■ **WHAT IS REQUIRED**
Here is the task for the listing below: output exactly the lines from the one containing "Reproduce this chart with Apache ECharts." through the one containing "const font = 'Liberation", and leave out the pictures.

Dataset rows:

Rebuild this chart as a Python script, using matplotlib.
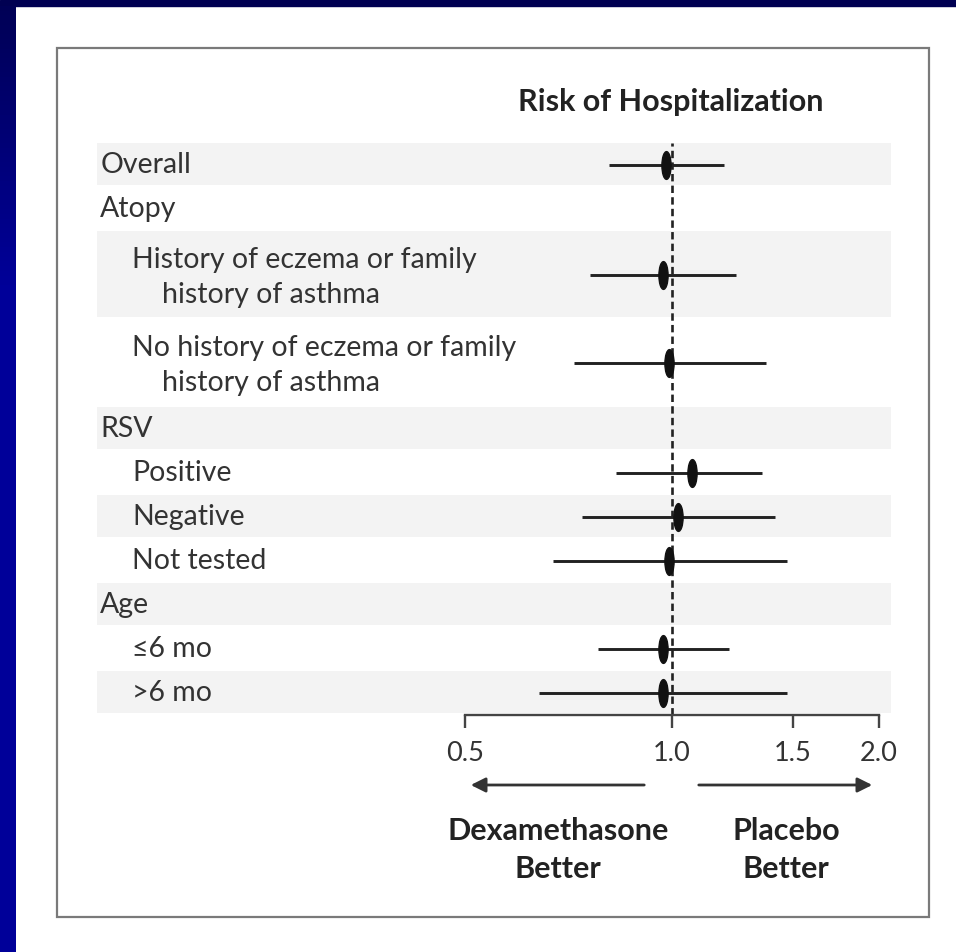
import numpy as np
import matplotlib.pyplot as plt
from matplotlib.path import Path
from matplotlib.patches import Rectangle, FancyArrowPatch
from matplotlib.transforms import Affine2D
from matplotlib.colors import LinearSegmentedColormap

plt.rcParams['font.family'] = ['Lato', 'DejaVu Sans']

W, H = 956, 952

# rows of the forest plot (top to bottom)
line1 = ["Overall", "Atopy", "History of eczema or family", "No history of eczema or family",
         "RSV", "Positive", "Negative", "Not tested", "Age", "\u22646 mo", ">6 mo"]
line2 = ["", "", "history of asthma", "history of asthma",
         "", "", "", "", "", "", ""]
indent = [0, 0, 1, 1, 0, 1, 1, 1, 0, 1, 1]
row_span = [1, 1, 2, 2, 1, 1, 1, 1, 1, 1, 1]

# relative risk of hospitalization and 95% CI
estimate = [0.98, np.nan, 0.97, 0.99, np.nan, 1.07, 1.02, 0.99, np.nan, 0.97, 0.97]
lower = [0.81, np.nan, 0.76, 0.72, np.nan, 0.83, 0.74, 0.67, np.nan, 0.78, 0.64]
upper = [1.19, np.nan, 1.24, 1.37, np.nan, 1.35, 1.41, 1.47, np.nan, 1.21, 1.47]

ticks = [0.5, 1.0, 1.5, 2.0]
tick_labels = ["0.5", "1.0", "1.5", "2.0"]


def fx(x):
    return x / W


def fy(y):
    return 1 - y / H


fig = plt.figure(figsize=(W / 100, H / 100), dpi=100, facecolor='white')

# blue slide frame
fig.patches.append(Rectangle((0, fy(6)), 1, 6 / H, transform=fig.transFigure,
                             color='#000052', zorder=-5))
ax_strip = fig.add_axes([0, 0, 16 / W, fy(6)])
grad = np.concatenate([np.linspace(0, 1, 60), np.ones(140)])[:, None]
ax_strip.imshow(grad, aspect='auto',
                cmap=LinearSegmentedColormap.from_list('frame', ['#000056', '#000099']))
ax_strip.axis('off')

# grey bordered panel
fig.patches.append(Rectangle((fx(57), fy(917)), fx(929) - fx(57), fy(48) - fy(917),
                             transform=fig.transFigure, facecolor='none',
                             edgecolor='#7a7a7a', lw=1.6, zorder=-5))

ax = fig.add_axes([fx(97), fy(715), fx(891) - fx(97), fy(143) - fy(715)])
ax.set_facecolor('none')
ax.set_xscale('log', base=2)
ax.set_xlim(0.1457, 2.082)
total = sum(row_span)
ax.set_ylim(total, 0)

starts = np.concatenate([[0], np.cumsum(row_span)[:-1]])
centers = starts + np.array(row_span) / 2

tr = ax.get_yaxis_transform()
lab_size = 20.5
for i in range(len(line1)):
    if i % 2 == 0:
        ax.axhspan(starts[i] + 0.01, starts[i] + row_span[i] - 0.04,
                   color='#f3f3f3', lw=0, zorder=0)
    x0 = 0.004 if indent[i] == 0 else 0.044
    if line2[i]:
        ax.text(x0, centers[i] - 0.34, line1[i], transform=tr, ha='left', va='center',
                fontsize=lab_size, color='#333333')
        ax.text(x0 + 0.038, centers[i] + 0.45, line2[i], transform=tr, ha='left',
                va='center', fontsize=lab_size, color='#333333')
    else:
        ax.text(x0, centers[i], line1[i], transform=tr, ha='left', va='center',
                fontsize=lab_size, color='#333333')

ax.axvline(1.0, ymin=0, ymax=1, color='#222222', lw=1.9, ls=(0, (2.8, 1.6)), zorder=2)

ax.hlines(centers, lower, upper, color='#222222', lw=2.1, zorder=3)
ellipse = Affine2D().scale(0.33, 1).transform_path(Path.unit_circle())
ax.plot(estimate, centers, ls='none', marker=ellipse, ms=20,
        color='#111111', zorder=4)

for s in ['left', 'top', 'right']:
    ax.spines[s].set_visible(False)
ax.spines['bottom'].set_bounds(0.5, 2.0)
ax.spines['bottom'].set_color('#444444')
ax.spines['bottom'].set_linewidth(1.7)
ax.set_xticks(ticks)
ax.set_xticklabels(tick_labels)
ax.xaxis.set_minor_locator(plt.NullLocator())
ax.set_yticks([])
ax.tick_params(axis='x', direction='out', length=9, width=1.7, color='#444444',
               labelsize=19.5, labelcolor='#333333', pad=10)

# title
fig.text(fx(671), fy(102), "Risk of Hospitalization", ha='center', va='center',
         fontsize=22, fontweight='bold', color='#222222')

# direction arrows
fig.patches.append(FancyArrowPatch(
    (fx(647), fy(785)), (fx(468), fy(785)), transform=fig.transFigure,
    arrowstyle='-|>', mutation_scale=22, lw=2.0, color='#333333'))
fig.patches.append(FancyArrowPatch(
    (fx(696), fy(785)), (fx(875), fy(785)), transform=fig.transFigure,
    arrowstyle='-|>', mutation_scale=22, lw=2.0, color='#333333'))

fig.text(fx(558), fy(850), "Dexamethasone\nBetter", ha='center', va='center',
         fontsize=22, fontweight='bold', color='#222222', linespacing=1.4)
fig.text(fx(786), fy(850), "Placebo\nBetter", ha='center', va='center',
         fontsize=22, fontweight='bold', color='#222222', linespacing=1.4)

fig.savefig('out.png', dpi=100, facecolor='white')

---

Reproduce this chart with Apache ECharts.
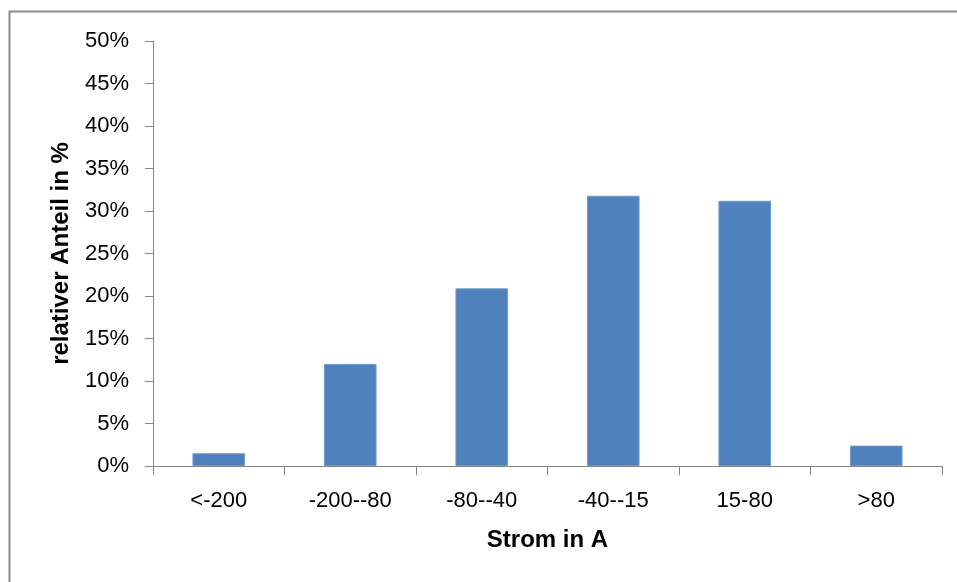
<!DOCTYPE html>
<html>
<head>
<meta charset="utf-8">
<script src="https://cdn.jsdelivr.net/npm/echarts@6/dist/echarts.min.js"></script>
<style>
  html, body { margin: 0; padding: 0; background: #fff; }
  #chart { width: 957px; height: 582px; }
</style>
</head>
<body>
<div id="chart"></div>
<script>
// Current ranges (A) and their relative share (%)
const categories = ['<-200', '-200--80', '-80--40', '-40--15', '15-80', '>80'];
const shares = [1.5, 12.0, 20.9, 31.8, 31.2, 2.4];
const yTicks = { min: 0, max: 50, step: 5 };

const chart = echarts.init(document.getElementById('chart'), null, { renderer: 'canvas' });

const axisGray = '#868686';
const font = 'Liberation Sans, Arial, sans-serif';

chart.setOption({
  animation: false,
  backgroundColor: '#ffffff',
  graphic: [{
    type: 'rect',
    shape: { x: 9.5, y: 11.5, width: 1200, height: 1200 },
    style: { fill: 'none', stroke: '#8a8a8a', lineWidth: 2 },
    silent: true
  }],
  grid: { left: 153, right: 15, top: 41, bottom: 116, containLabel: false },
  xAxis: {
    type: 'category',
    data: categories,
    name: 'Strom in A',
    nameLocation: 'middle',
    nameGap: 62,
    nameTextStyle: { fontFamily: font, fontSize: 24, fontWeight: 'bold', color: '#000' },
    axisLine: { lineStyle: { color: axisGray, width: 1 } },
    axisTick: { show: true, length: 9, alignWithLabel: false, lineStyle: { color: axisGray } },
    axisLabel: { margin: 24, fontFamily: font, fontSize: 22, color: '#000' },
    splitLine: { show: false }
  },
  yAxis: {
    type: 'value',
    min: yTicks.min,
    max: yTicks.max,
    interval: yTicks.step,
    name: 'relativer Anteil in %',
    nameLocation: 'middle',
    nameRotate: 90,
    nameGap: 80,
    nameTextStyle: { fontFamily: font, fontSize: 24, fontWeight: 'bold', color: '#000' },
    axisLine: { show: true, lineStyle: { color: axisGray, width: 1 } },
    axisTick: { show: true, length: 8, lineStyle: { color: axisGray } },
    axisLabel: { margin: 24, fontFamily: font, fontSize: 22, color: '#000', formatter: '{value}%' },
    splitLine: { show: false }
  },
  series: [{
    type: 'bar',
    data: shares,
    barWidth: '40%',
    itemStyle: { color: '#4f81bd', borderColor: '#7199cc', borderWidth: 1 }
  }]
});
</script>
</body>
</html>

■ **SOLUTION FOR THIS TASK**
Reproduce this chart with Apache ECharts.
<!DOCTYPE html>
<html>
<head>
<meta charset="utf-8">
<script src="https://cdn.jsdelivr.net/npm/echarts@6/dist/echarts.min.js"></script>
<style>
  html, body { margin: 0; padding: 0; background: #fff; }
  #chart { width: 957px; height: 582px; }
</style>
</head>
<body>
<div id="chart"></div>
<script>
// Current ranges (A) and their relative share (%)
const categories = ['<-200', '-200--80', '-80--40', '-40--15', '15-80', '>80'];
const shares = [1.5, 12.0, 20.9, 31.8, 31.2, 2.4];
const yTicks = { min: 0, max: 50, step: 5 };

const chart = echarts.init(document.getElementById('chart'), null, { renderer: 'canvas' });

const axisGray = '#868686';
const font = 'Liberation Sans, Arial, sans-serif';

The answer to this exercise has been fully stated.